The filmmaker behind The Traitor and Vincere will receive his honorary Palme d’Or at the closing ceremony of the 74th Cannes Film Festival.
Cannes Film Festival will pay tribute to veteran Italian director Marco Bellocchio, giving the filmmaker behind The Traitor (2019), Vincere (2009), and The Nanny (1999) a lifetime achievement Palme d’Or.
Bellocchio is a regular on the Croisette, having screened seven films in competition in Cannes, starting with A Leap in the Dark in 1980 and most recently gracing the festival red carpet with the 2019 drama The Traitor. Bellocchio will receive his honorary Palme d’Or at the festival’s closing ceremony on July 17. On July 16, the director will also screen his latest, the documentary Marx Can Wait, as part of Cannes’ non-competition Cannes Premiere section.
Bellocchio, who is 81, is credited with pioneering a new wave of Italian cinema in the mid-1960s, starting with his debut feature, the cult film Fists in the Pocket (1965), which broke from the traditions of Italian Neo-realism to embrace more genre-influenced drama.

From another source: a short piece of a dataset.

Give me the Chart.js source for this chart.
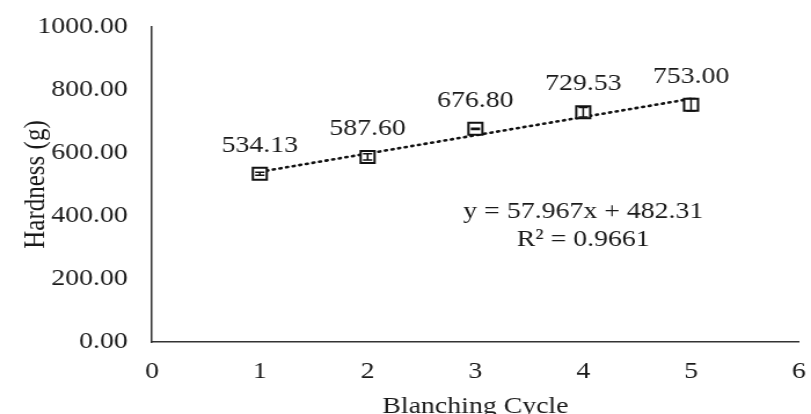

He made his mark in Cannes with A Leap in the Dark, which won best actor and best actress honors for stars Michel Piccoli and Anouk Aimée.
The Traitor, which premiered in competition in 2019, marked a late-career resurgence for Bellocchio. The mafia drama, based on the real-life of mafia informant Tommaso Buscetta, the so-called “boss of the two worlds,” was a box office hit in Italy and sold widely after its Cannes market debut, with Sony Pictures Classics taking U.S. rights and the Match Factory closing deals across dozens of international territories.
Bellocchio joins fellow Palme d’Or honoree Jodie Foster, who will receive Cannes’ lifetime achievement award at the opening ceremony of the 74th festival on July 6.